Exhibition text „Smart beeings“ Ravnikar gallery Lubljana 2019 by Teja Kosi

„Benjamin Nachtigall zeigt uns, was wir ebenfalls alle kennen – die Momente, in denen man quasi kopflos durch die Gegend spaziert, selbstvergessen ins Narrenkastl starrt und das Hirn auf Durchzug geschaltet ist. Seine Figuren sind zuweilen auch in Situationen oder bei „Tätigkeiten“ dargestellt, die einen – wenn auch unabsichtlich – besonders leicht in einen solchen Alphazustand versetzen können: ein Tier streicheln, in die Natur gehen, sich der Völlerei hingeben, am Smartphone daddeln.

Nachtigalls Protagonisten sind – nicht zuletzt aufgrund der Technologie, mit der einige von ihnen ausgestattet sind – eindeutig der Jetztzeit zuzuordnen. Werkstoff und Herstellungsverfahren zählen jedoch zu den ältesten der Menschheit. Frech bricht Nachtigall die Sehgewohnheiten und Erwartungen an fein glasierte Keramik und spannt zwischen Material und Inhalt einen weiten Bogen von der Urgeschichte direkt ins Heute. Stellt der Ton, aus dem die modernen Figuren gemacht sind, ihre Sehnsucht nach mehr Verbundenheit mit der Natur dar? Oder ist er eine Rückbindung an unsere archaischen Vorfahren? Sind sie deswegen auch nackt? – weil uns – trotz aller technischen Errungenschaften – im Grunde nicht viel von unseren Urahnen unterscheidet? Oder liegt es daran, dass Nachtigall jene entspannten Momente darstellt, in denen wir ganz nackt, ohne Maske sind – wo wir plötzlich alle so gleich sind, dass man uns statt unseres individuellen Kopfes auch einfach eine Frucht aufsetzen könnte?“

Clara Kaufmann, Eröffnungsrede 2019 Galerie Gans

„SMART BEINGS“ MUSA Wien 2018

„Respektlos, aber mit viel Liebe für das Material eignet sich Benjamin Nachtigall das Medium der Keramik an und erfindet eine kuriose, eigentümliche Figurenwelt. In Ausführung wie Inhalt rotzig und frech, ist diese weit entfernt von der kitschig-lieblichen Keramik des Kunsthandwerks. Die Gestalten mit Zitrone oder Artischocke anstelle eines Kopfes – gern auch zu fragilen raumgreifenden Installationen zusammengefügt – erzählen von Uniformität und Isolation in einer multimedialen Welt. Beklemmend, aber nicht ohne Humor umgesetzt, finden die Themen auch in großformatigen, surreal anmutenden Zeichnungen ihren Niederschlag.“

Günther Oberhollenzer (Kunsthistoriker, Autor und Kurator) über die Ausstellung

Benjamin Nachtigall – Smart Beings:

Wenn der Nachtigall singt

Oder wie man überzeugend mit alten Techniken neue Phänomene behandelt.

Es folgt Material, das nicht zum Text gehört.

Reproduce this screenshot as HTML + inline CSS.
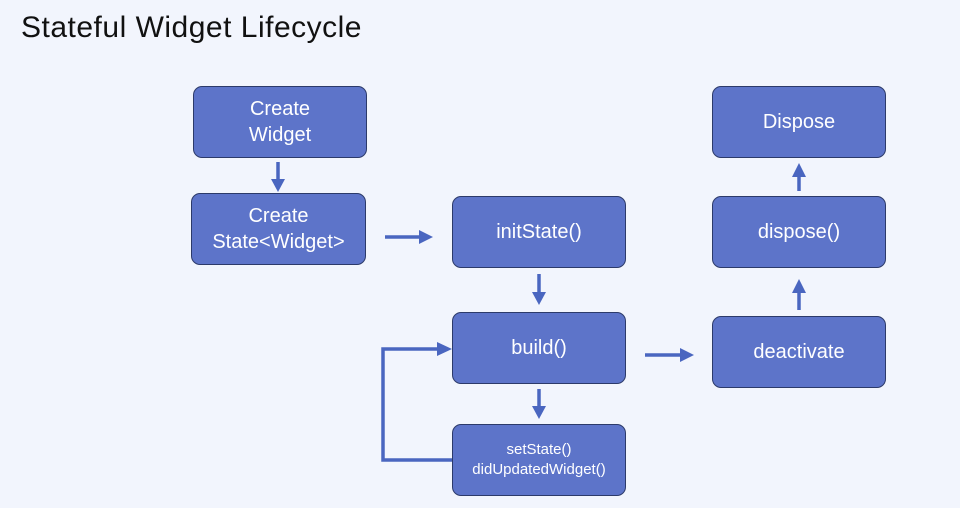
<!DOCTYPE html>
<html><head><meta charset="utf-8"><style>
body{margin:0;width:960px;height:508px;background:#f2f5fd;position:relative;overflow:hidden;font-family:"Liberation Sans",sans-serif}
.t{position:absolute;left:21px;top:11px;font-size:30px;color:#111;letter-spacing:0.5px}
.b{position:absolute;width:172px;height:70px;background:#5d74c9;border:1.5px solid #2c3a6a;border-radius:9px;color:#fff;display:flex;align-items:center;justify-content:center;text-align:center;font-size:20px;line-height:26px;box-sizing:border-box}
</style></head><body>
<div class="t">Stateful Widget Lifecycle</div>
<div class="b" style="left:193px;top:86px;width:174px;height:72px">Create<br>Widget</div>
<div class="b" style="left:191px;top:193px;width:175px;height:72px">Create<br>State&lt;Widget&gt;</div>
<div class="b" style="left:452px;top:196px;width:174px;height:72px">initState()</div>
<div class="b" style="left:452px;top:312px;width:174px;height:72px">build()</div>
<div class="b" style="left:452px;top:424px;width:174px;height:72px;font-size:15px;line-height:20px">setState()<br>didUpdatedWidget()</div>
<div class="b" style="left:712px;top:86px;width:174px;height:72px">Dispose</div>
<div class="b" style="left:712px;top:196px;width:174px;height:72px">dispose()</div>
<div class="b" style="left:712px;top:316px;width:174px;height:72px">deactivate</div>
<svg width="960" height="508" style="position:absolute;left:0;top:0">
<g stroke="#4a66c0" stroke-width="3.5" fill="none">
<line x1="278" y1="162" x2="278" y2="182"/>
<line x1="385" y1="237" x2="422" y2="237"/>
<line x1="539" y1="274" x2="539" y2="295"/>
<line x1="539" y1="389" x2="539" y2="409"/>
<line x1="645" y1="355" x2="683" y2="355"/>
<line x1="799" y1="310" x2="799" y2="290"/>
<line x1="799" y1="191" x2="799" y2="174"/>
<polyline points="452,460 383,460 383,349 440,349"/>
</g>
<g fill="#4a66c0">
<polygon points="271,179 285,179 278,192"/>
<polygon points="419,230 419,244 433,237"/>
<polygon points="532,292 546,292 539,305"/>
<polygon points="532,406 546,406 539,419"/>
<polygon points="680,348 680,362 694,355"/>
<polygon points="792,293 806,293 799,279"/>
<polygon points="792,177 806,177 799,163"/>
<polygon points="437,342 437,356 452,349"/>
</g>
</svg>
</body></html>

To tweet oder twittern, wie es auf Neudeutsch heisst ist nicht nur einen kurzen Text über einen Nachrichtendienst verbreiten, sondern in der ursprünglichen englischen Bedeutung auch tatsächlich singen oder zwitschern. Diese Tatsache passt nicht nur des Wortspiels wegen, sondern auch wegen der evidenten Naturbezogenheit der gezeigten Arbeiten sehr schön ins Gesamtbild der Schau.


Hier wird sehr charmant mit dem scheinbaren Widerspruch zwischen Natur (es gibt wohl kaum ein natürlicheres Material als den hier mutmaßlich verwendeten Ton, der ja im wesentlichen eine Form von Erde ist) und Technik gespielt, indem humanoide Figuren nicht nur aus ihrer Umgebung herauszuwachsen scheinen, sondern auch Pflanzenteile und Früchte statt Köpfen tragen. Diese einfachen aber sehr effektvollen Figuren sind allesamt völlig versunken mit ihren Mobiltelefonen oder sonstigen Smart-Devices beschäftigt.


So entstehen architektonische Strukturen, die von diesen kleinen “Smart Beings” bevölkert sind und gleichzeitig keinerlei Interaktion zwischen ihnen erkennen lassen. Wobei zu der starken Wirkung dieser Objekte nicht unwesentlich die in den Galerieraum erweiterte Gittergerüst-Struktur beiträgt, welche einige der kleineren Objekte zu zitieren scheint und auch als Sitz oder Liege für die bereits erwähnten Figuren dient. Sehr sympathisch an dieser kritischen Auseinandersetzung mit unserer digitalen Welt ist, dass die Figuren sehr verletzlich und im besten Sinn menschlich wirken trotz oder vielleicht sogar wegen ihrer Gemüseköpfe, da diese Identifikation leichter ermöglichen als individuelle Gesichter.